In drama, broadcasters have taken more predictable routes. They have turned to the extraterrestrials-are-here theme in three series: CBS' "Threshold," NBC's "Surface" and ABC's "Invasion," which is set in hurricane-battered Florida. The CBS show is the scariest and boasts a strong cast, led by Carla Gugino and Charles S. Dutton.

The standout WB series carries the generic title "Supernatural" but delivers eerie thrills as two brothers investigate strange phenomena. Fox's best hope for fall seems to be "Reunion," a mystery/serial that follows six friends over 20 years.

The success of "Desperate Housewives" has prompted programmers to build more series around women. ABC's "Commander-in-Chief" focuses on the first woman (Geena Davis) to become U.S. president. Jennifer Love Hewitt not only sees dead people but also talks to them and helps them feel better in CBS' inspirational "Ghost Whisperer."

The networks continue to fixate on crime, but CBS' "Close to Home" gives the formula a more personal touch by concentrating on a prosecutor (Jennifer Finnigan) who's a new mother.

And yet, the best hours aren't as distinctive as the best comedies. The new sitcoms represent a marked improvement from last fall, when CBS' "Center of the Universe," NBC's "Father of the Pride" and NBC's "Joey" joined the lineup.

Everybody's talking about it

UPN's "Everybody Hates Chris" has generated the most buzz of any new series. With sass and heart, it depicts the childhood of comedian Chris Rock, who also narrates.

"Everybody will love 'Everybody Hates Chris,"' analyst Rash says. "It's a good example for the industry of having a star truly involved as opposed to merely a name associated with a project. Because it's his life, the likelihood is it will be more reflective of the Chris Rock brand of comedy."

Critic McFarland picks "Everybody Hates Chris" as her favorite new show. "I like the comparison of it to 'The Wonder Years,"' she says. "It has a universal theme. It is very funny and fast-paced. The thing that could keep it back: UPN still has a stigma."

Other comedies give critics some hope. NBC's "My Name Is Earl" tells the oddball adventures of a lottery winner (Jason Lee) determined to right past wrongs. CBS' "How I Met Your Mother" thrives on good jokes and charming performances as it recounts the romantic difficulties of a fumbling bachelor (Josh Radnor).

Last fall, ABC's resurgence was the big story. The Disney-owned network will roll out its best comedies at midseason. "Emily's Reasons Why Not" casts Heather Graham as a woman struggling for romantic fulfillment. "Sons & amp; Daughters" looks at a large family in hilarious and identifiable ways.

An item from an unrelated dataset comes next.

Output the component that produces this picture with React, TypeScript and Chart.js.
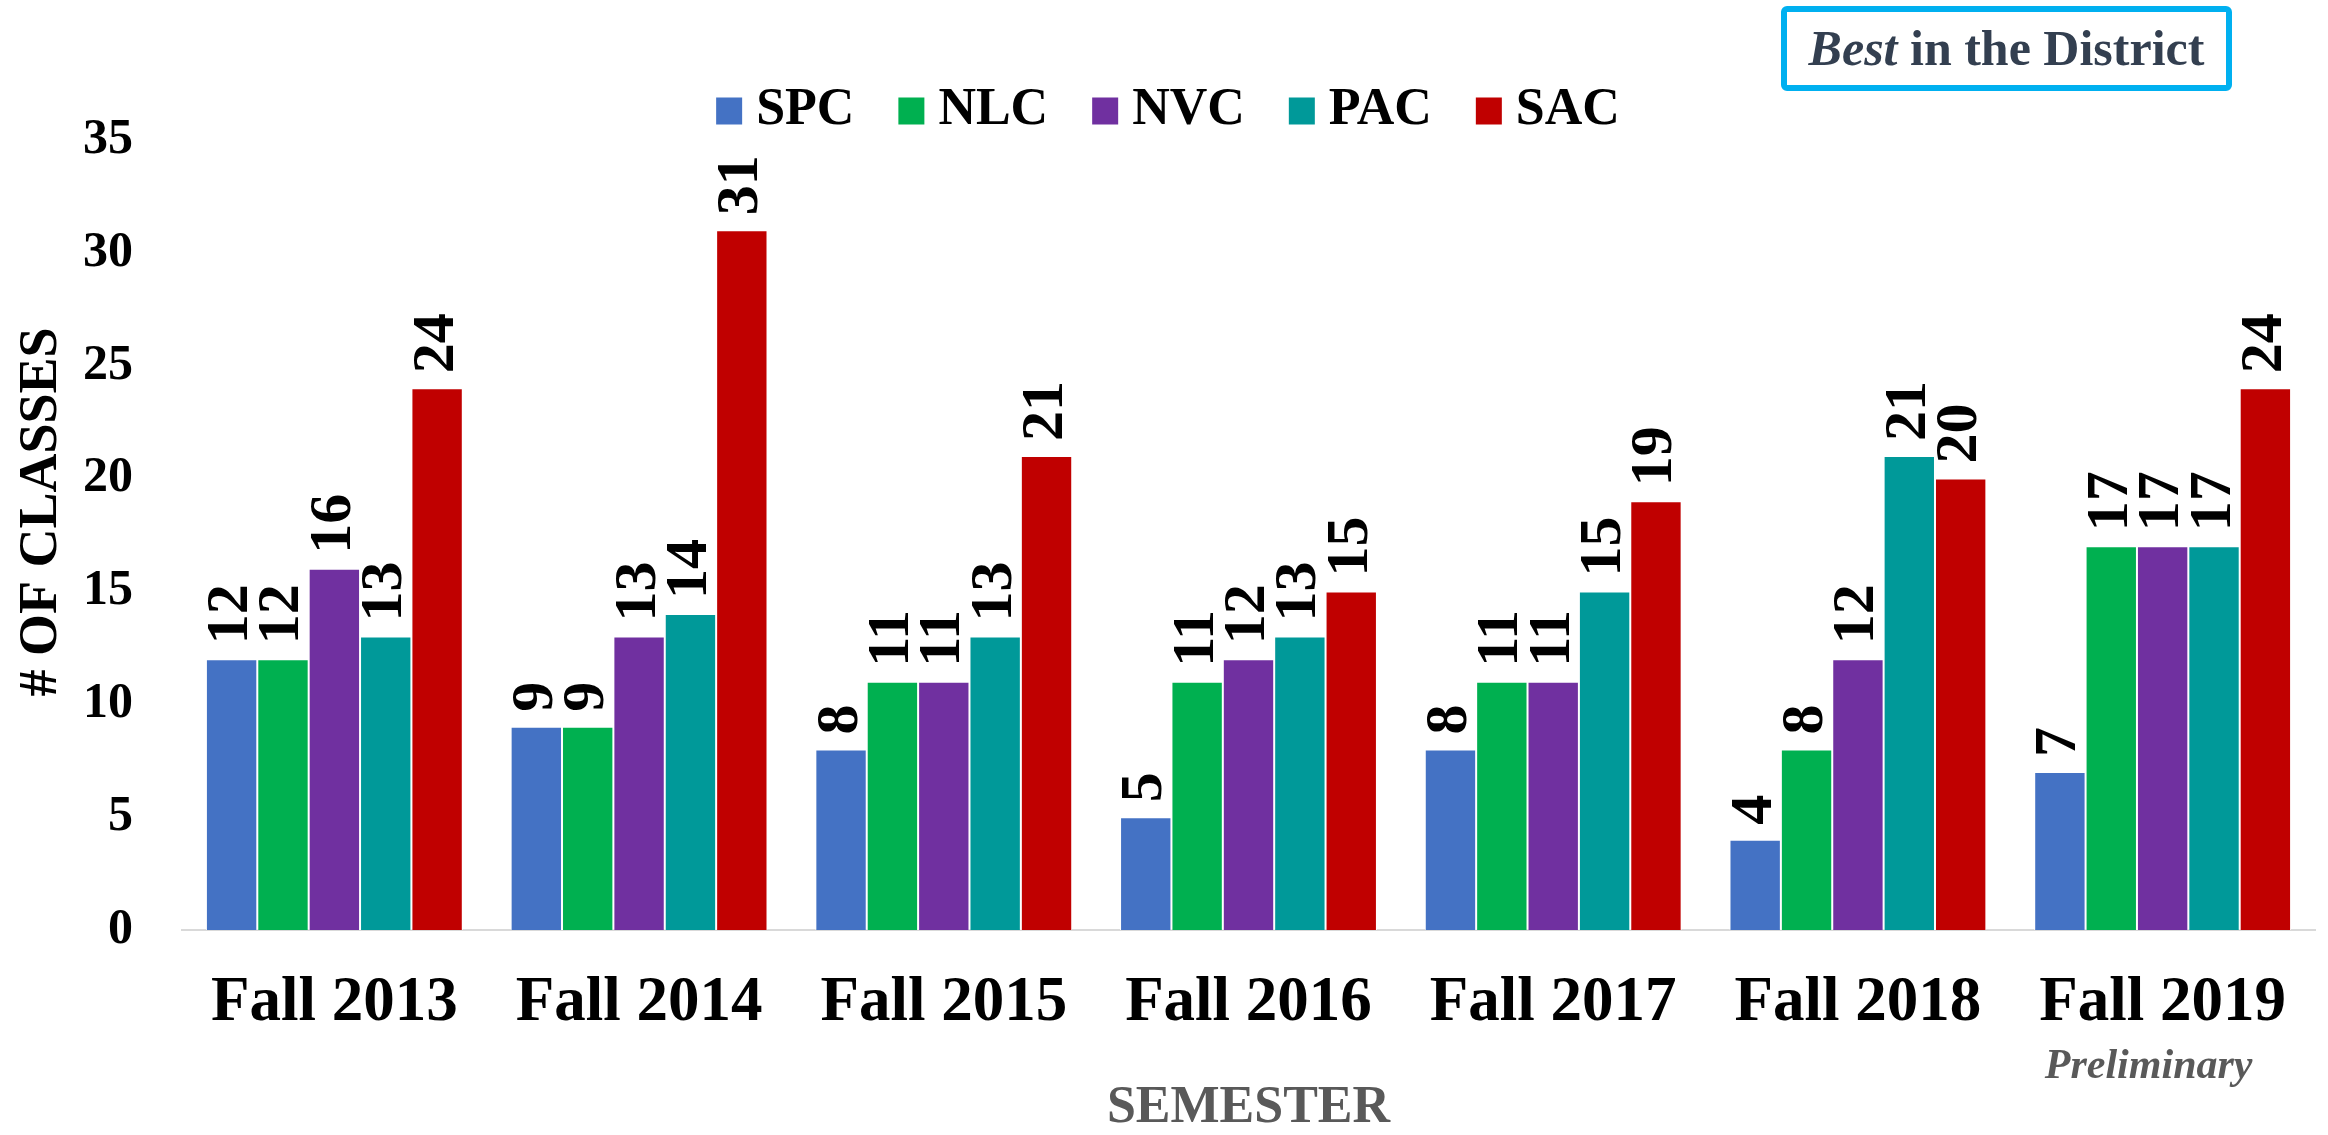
import React, { useEffect, useRef } from 'react';
import { Chart, registerables } from 'chart.js';

Chart.register(...registerables);

const FONT = "'Liberation Serif', 'Times New Roman', serif";

const categories = ['Fall 2013', 'Fall 2014', 'Fall 2015', 'Fall 2016', 'Fall 2017', 'Fall 2018', 'Fall 2019'];
const seriesNames = ['SPC', 'NLC', 'NVC', 'PAC', 'SAC'];
const seriesColors = ['#4472C4', '#00B050', '#7030A0', '#009999', '#C00000'];
const spc = [12, 9, 8, 5, 8, 4, 7];
const nlc = [12, 9, 11, 11, 11, 8, 17];
const nvc = [16, 13, 11, 12, 11, 12, 17];
const pac = [13, 14, 13, 13, 15, 21, 17];
const sac = [24, 31, 21, 15, 19, 20, 24];
const seriesValues = [spc, nlc, nvc, pac, sac];

const yMin = 0;
const yMax = 35;
const yStep = 5;
const yTitle = '# OF CLASSES';
const xTitle = 'SEMESTER';
const noteCategory = 'Fall 2019';
const noteText = 'Preliminary';
const badgeItalic = 'Best';
const badgeRest = ' in the District';

const W = 2328;
const H = 1135;

const overlayPlugin = {
  id: 'overlay',
  afterDatasetsDraw(chart: any) {
    const ctx = chart.ctx;
    ctx.save();
    ctx.font = `bold 60px ${FONT}`;
    ctx.fillStyle = '#000000';
    chart.data.datasets.forEach((ds: any, i: number) => {
      const meta = chart.getDatasetMeta(i);
      meta.data.forEach((bar: any, j: number) => {
        const p = bar.getProps(['x', 'y'], true);
        ctx.save();
        ctx.translate(p.x, p.y - 15);
        ctx.rotate(-Math.PI / 2);
        ctx.textAlign = 'left';
        ctx.textBaseline = 'middle';
        ctx.fillText(String(ds.data[j]), 0, 0);
        ctx.restore();
      });
    });
    ctx.restore();
  },
  afterDraw(chart: any) {
    const ctx = chart.ctx;
    const area = chart.chartArea;
    ctx.save();

    // Y axis title
    ctx.save();
    ctx.font = `bold 54px ${FONT}`;
    ctx.fillStyle = '#000000';
    ctx.textAlign = 'center';
    ctx.textBaseline = 'middle';
    ctx.translate(42, (area.top + area.bottom) / 2 - 23);
    ctx.rotate(-Math.PI / 2);
    ctx.fillText(yTitle, 0, 0);
    ctx.restore();

    // Legend
    ctx.font = `bold 52px ${FONT}`;
    ctx.textBaseline = 'middle';
    ctx.textAlign = 'left';
    const boxW = 26, boxH = 27, gap = 14, spacing = 44;
    const items = chart.data.datasets.map((ds: any) => ({
      label: ds.label,
      color: ds.backgroundColor,
      w: ctx.measureText(ds.label).width,
    }));
    let total = 0;
    items.forEach((it: any, i: number) => {
      total += boxW + gap + it.w + (i < items.length - 1 ? spacing : 0);
    });
    let lx = chart.width / 2 + 4 - total / 2;
    const ly = 111;
    items.forEach((it: any) => {
      ctx.fillStyle = it.color;
      ctx.fillRect(lx, ly - boxH / 2, boxW, boxH);
      ctx.fillStyle = '#000000';
      ctx.fillText(it.label, lx + boxW + gap, ly);
      lx += boxW + gap + it.w + spacing;
    });

    // Preliminary note
    const xs = chart.scales.x;
    const idx = categories.indexOf(noteCategory);
    ctx.font = `italic bold 42px ${FONT}`;
    ctx.fillStyle = '#595959';
    ctx.textAlign = 'center';
    ctx.textBaseline = 'alphabetic';
    ctx.fillText(noteText, xs.getPixelForValue(idx) - 14, area.bottom + 148);

    // Badge
    const bx = 1784, by = 9, bw = 445, bh = 79;
    ctx.fillStyle = '#FFFFFF';
    ctx.strokeStyle = '#00B0F0';
    ctx.lineWidth = 6;
    ctx.beginPath();
    if ((ctx as any).roundRect) {
      (ctx as any).roundRect(bx, by, bw, bh, 3);
    } else {
      ctx.rect(bx, by, bw, bh);
    }
    ctx.fill();
    ctx.stroke();
    ctx.fillStyle = '#333F50';
    ctx.textAlign = 'left';
    ctx.textBaseline = 'alphabetic';
    ctx.font = `italic bold 50px ${FONT}`;
    const w1 = ctx.measureText(badgeItalic).width;
    ctx.font = `bold 50px ${FONT}`;
    const w2 = ctx.measureText(badgeRest).width;
    const sx = bx + bw / 2 - (w1 + w2) / 2;
    ctx.font = `italic bold 50px ${FONT}`;
    ctx.fillText(badgeItalic, sx, 65);
    ctx.font = `bold 50px ${FONT}`;
    ctx.fillText(badgeRest, sx + w1, 65);

    ctx.restore();
  },
};

export default function App() {
  const canvasRef = useRef<HTMLCanvasElement | null>(null);

  useEffect(() => {
    document.body.style.margin = '0';
    const canvas = canvasRef.current;
    if (!canvas) return;
    const chart = new Chart(canvas, {
      type: 'bar',
      data: {
        labels: categories,
        datasets: seriesNames.map((name, i) => ({
          label: name,
          data: seriesValues[i],
          backgroundColor: seriesColors[i],
          borderColor: '#FFFFFF',
          borderWidth: 1,
          categoryPercentage: 0.843,
          barPercentage: 1,
        })),
      },
      options: {
        responsive: false,
        devicePixelRatio: 1,
        animation: false,
        layout: { padding: { top: 140, right: 13, left: 0, bottom: 0 } },
        plugins: {
          legend: { display: false },
          title: { display: false },
          tooltip: { enabled: false },
        },
        scales: {
          x: {
            grid: { display: false, drawTicks: false },
            border: { display: true, color: '#D9D9D9', width: 2 },
            ticks: {
              color: '#000000',
              padding: 36,
              font: { family: FONT, size: 63, weight: 'bold' },
            },
            title: {
              display: true,
              text: xTitle,
              color: '#595959',
              padding: 0,
              font: { family: FONT, size: 52, weight: 'bold', lineHeight: 1.02 },
            },
            afterFit: (scale: any) => {
              scale.height = 205;
            },
          },
          y: {
            min: yMin,
            max: yMax,
            grid: { display: false, drawTicks: false },
            border: { display: false },
            ticks: {
              stepSize: yStep,
              color: '#000000',
              padding: 49,
              font: { family: FONT, size: 50, weight: 'bold' },
            },
            title: { display: false, text: yTitle },
            afterFit: (scale: any) => {
              scale.width = 182;
            },
          },
        },
      },
      plugins: [overlayPlugin],
    });
    return () => chart.destroy();
  }, []);

  return (
    <div style={{ position: 'absolute', left: 0, top: 0, width: W, height: H, background: '#FFFFFF' }}>
      <canvas ref={canvasRef} width={W} height={H} style={{ display: 'block', width: W, height: H }} />
    </div>
  );
}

"Whether the viewers embrace these shows, they demonstrate that comedy isn't dead anymore," critic Storm says. "The comedies are better than the dramas, no question about it."

Will style limit appeal?

Yet their quirky style also could limit their appeal. Fox's "Arrested Development" has struggled for viewers despite winning the Emmy as best comedy last year. The availability of more channels means there's less consensus about what's funny. Finding the next "Friends" or "Seinfeld" has become increasingly difficult.

"It may be unobtainable because humor is much more individualized while drama is universal," analyst Rash says. "'The Cosby Show' may never happen again."

Still, the networks will offer more legitimate reasons to laugh this fall. Programmers may not be chuckling, however, when the ratings come in.